<<<<
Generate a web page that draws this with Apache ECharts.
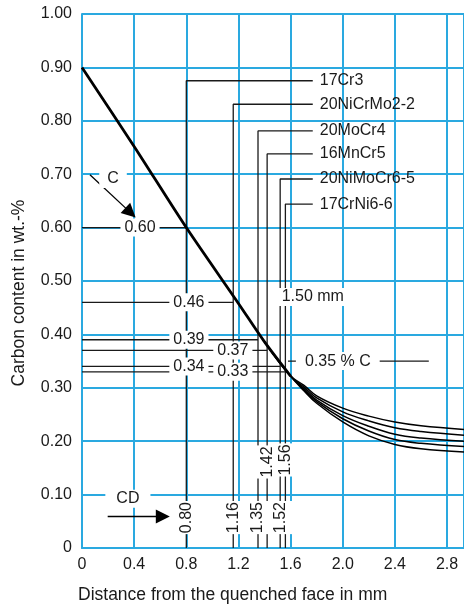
<!DOCTYPE html>
<html>
<head>
<meta charset="utf-8">
<script src="https://cdn.jsdelivr.net/npm/echarts@6/dist/echarts.min.js"></script>
<style>
  html, body { margin: 0; padding: 0; background: #fff; }
  #chart { width: 464px; height: 610px; }
</style>
</head>
<body>
<div id="chart"></div>
<script>
// tick labels
const xTickLabels = ['0', '0.4', '0.8', '1.2', '1.6', '2.0', '2.4', '2.8'];
const yTickLabels = ['0', '0.10', '0.20', '0.30', '0.40', '0.50', '0.60', '0.70', '0.80', '0.90', '1.00'];

// steels, case depth (mm) and carbon content at that depth
const steels = ['17Cr3', '20NiCrMo2-2', '20MoCr4', '16MnCr5', '20NiMoCr6-5', '17CrNi6-6'];
const cdValues = [0.80, 1.16, 1.35, 1.42, 1.52, 1.56];
const carbonAtCd = [0.60, 0.46, 0.39, 0.37, 0.34, 0.33];

// common carbon profile (all steels) up to 1.6 mm
const trunkX = [0, 0.4, 0.8, 1.2, 1.4, 1.6];
const trunkC = [0.90, 0.752, 0.60, 0.458, 0.386, 0.322];

// tails after 1.6 mm
const tailX = [1.7, 1.8, 2.0, 2.2, 2.4, 2.6, 2.93];
const tailA = [0.305, 0.285, 0.262, 0.247, 0.236, 0.229, 0.222];
const tailB = [0.302, 0.281, 0.255, 0.238, 0.225, 0.218, 0.211];
const tailC = [0.299, 0.277, 0.248, 0.228, 0.213, 0.206, 0.200];
const tailD = [0.297, 0.274, 0.242, 0.219, 0.203, 0.196, 0.190];
const tailE = [0.295, 0.271, 0.236, 0.210, 0.194, 0.186, 0.180];

// reference values
const refDepth = 1.50;
const refCarbon = 0.35;

// --- layout (annotation placement) ---
const leaderLevels = [0.875, 0.831, 0.781, 0.738, 0.691, 0.644];
const leaderEndX = 1.77;
const cdLabelY = [0.057, 0.057, 0.057, 0.148, 0.057, 0.148];
const cdLabelShift = [0, 0, 0, 7, 0, 9];
const carbonLabelX = [0.445, 0.82, 0.82, 1.157, 0.82, 1.157];

const FONT = '"Liberation Sans", Arial, sans-serif';
const INK = '#1a1a1a';
const GRID = '#2aa9e0';

const chart = echarts.init(document.getElementById('chart'));

const trunk = trunkX.map((x, i) => [x, trunkC[i]]);
const tails = [tailA, tailB, tailC, tailD, tailE].map(t =>
  trunk.slice(-2).concat(tailX.map((x, i) => [x, t[i]])));

const labelStyle = {
  show: true,
  position: 'inside',
  color: INK,
  fontFamily: FONT,
  fontSize: 16,
  backgroundColor: '#fff',
  padding: [1, 4]
};

const series = [];

// carbon profile
series.push({
  type: 'line', data: trunk, smooth: 0.3, symbol: 'none', z: 4,
  lineStyle: { color: '#000', width: 2.8 }
});
tails.forEach(d => series.push({
  type: 'line', data: d, smooth: 0.4, symbol: 'none', z: 4,
  lineStyle: { color: '#000', width: 1.5 }
}));

// leader lines to steel names
steels.forEach((name, i) => {
  series.push({
    type: 'line', name: name, symbol: 'none', z: 3,
    data: [[cdValues[i], 0], [cdValues[i], leaderLevels[i]], [leaderEndX, leaderLevels[i]]],
    lineStyle: { color: INK, width: 1.3 },
    endLabel: { show: true, formatter: name, distance: 7, color: INK, fontFamily: FONT, fontSize: 16 }
  });
  // horizontal carbon line
  series.push({
    type: 'line', symbol: 'none', z: 3,
    data: [[0, carbonAtCd[i]], [cdValues[i], carbonAtCd[i]]],
    lineStyle: { color: INK, width: 1.3 }
  });
});

// 0.35 % C line + arrows
series.push({
  type: 'line', symbol: 'none', z: 3,
  data: [[1.58, refCarbon], [2.66, refCarbon]],
  lineStyle: { color: INK, width: 1.3 },
  markLine: {
    silent: true, symbol: ['none', 'triangle'], symbolSize: 14,
    label: { show: false },
    lineStyle: { color: '#000', width: 1.3, type: 'solid' },
    data: [
      [{ coord: [0.061, 0.699] }, { coord: [0.372, 0.628] }],
      [{ coord: [0.197, 0.059] }, { coord: [0.62, 0.059] }]
    ]
  }
});

// value labels
const labelData = [];
cdValues.forEach((cd, i) => labelData.push({
  value: [cd, cdLabelY[i]], name: cd.toFixed(2),
  label: { rotate: 90, padding: [4, 1], offset: [cdLabelShift[i], 0] }
}));
carbonAtCd.forEach((c, i) => labelData.push({
  value: [carbonLabelX[i], c], name: c.toFixed(2)
}));
labelData.push({ value: [1.77, 0.47], name: refDepth.toFixed(2) + ' mm' });
labelData.push({ value: [1.962, refCarbon], name: refCarbon.toFixed(2) + ' % C', label: { padding: [1, 9] } });
labelData.push({ value: [0.238, 0.691], name: 'C', label: { padding: [1, 8] } });
labelData.push({ value: [0.352, 0.092], name: 'CD', label: { padding: [1, 11] } });

series.push({
  type: 'scatter', symbolSize: 1, z: 6,
  itemStyle: { color: 'transparent', opacity: 1 },
  label: Object.assign({ formatter: p => p.name }, labelStyle),
  data: labelData
});

const option = {
  animation: false,
  grid: { left: 82, right: 0, top: 14, bottom: 62 },
  xAxis: {
    type: 'value', min: 0, max: 2.93, interval: 0.4,
    axisLine: { show: true, lineStyle: { color: GRID, width: 2 } },
    axisTick: { show: false },
    axisLabel: {
      margin: 9, color: INK, fontFamily: FONT, fontSize: 16,
      formatter: v => xTickLabels[Math.round(v / 0.4)]
    },
    splitLine: { show: true, lineStyle: { color: GRID, width: 2 } }
  },
  yAxis: {
    type: 'value', min: 0, max: 1, interval: 0.1,
    axisLine: { show: true, lineStyle: { color: GRID, width: 2 } },
    axisTick: { show: false },
    axisLabel: {
      margin: 10, color: INK, fontFamily: FONT, fontSize: 16,
      formatter: v => yTickLabels[Math.round(v * 10)]
    },
    splitLine: { show: true, lineStyle: { color: GRID, width: 2 } }
  },
  graphic: [
    {
      type: 'text', left: 78, top: 586,
      style: { text: 'Distance from the quenched face in mm', fill: INK, font: '17.5px ' + FONT }
    },
    {
      type: 'text', x: 19, y: 293, rotation: Math.PI / 2,
      style: {
        text: 'Carbon content in wt.-%', fill: INK, font: '17.5px ' + FONT,
        textAlign: 'center', textVerticalAlign: 'middle'
      }
    }
  ],
  series: series
};

chart.setOption(option);
</script>
</body>
</html>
>>>>
Goal:
Write out the lines from the start of the material to the line with "const tailE = [0.295, 0.271, 0.236, 0.210, 0.194, 0.186, 0.180];", inclusive and exactly. Skip the pictures.

Result:
Generate a web page that draws this with Apache ECharts.
<!DOCTYPE html>
<html>
<head>
<meta charset="utf-8">
<script src="https://cdn.jsdelivr.net/npm/echarts@6/dist/echarts.min.js"></script>
<style>
  html, body { margin: 0; padding: 0; background: #fff; }
  #chart { width: 464px; height: 610px; }
</style>
</head>
<body>
<div id="chart"></div>
<script>
// tick labels
const xTickLabels = ['0', '0.4', '0.8', '1.2', '1.6', '2.0', '2.4', '2.8'];
const yTickLabels = ['0', '0.10', '0.20', '0.30', '0.40', '0.50', '0.60', '0.70', '0.80', '0.90', '1.00'];

// steels, case depth (mm) and carbon content at that depth
const steels = ['17Cr3', '20NiCrMo2-2', '20MoCr4', '16MnCr5', '20NiMoCr6-5', '17CrNi6-6'];
const cdValues = [0.80, 1.16, 1.35, 1.42, 1.52, 1.56];
const carbonAtCd = [0.60, 0.46, 0.39, 0.37, 0.34, 0.33];

// common carbon profile (all steels) up to 1.6 mm
const trunkX = [0, 0.4, 0.8, 1.2, 1.4, 1.6];
const trunkC = [0.90, 0.752, 0.60, 0.458, 0.386, 0.322];

// tails after 1.6 mm
const tailX = [1.7, 1.8, 2.0, 2.2, 2.4, 2.6, 2.93];
const tailA = [0.305, 0.285, 0.262, 0.247, 0.236, 0.229, 0.222];
const tailB = [0.302, 0.281, 0.255, 0.238, 0.225, 0.218, 0.211];
const tailC = [0.299, 0.277, 0.248, 0.228, 0.213, 0.206, 0.200];
const tailD = [0.297, 0.274, 0.242, 0.219, 0.203, 0.196, 0.190];
const tailE = [0.295, 0.271, 0.236, 0.210, 0.194, 0.186, 0.180];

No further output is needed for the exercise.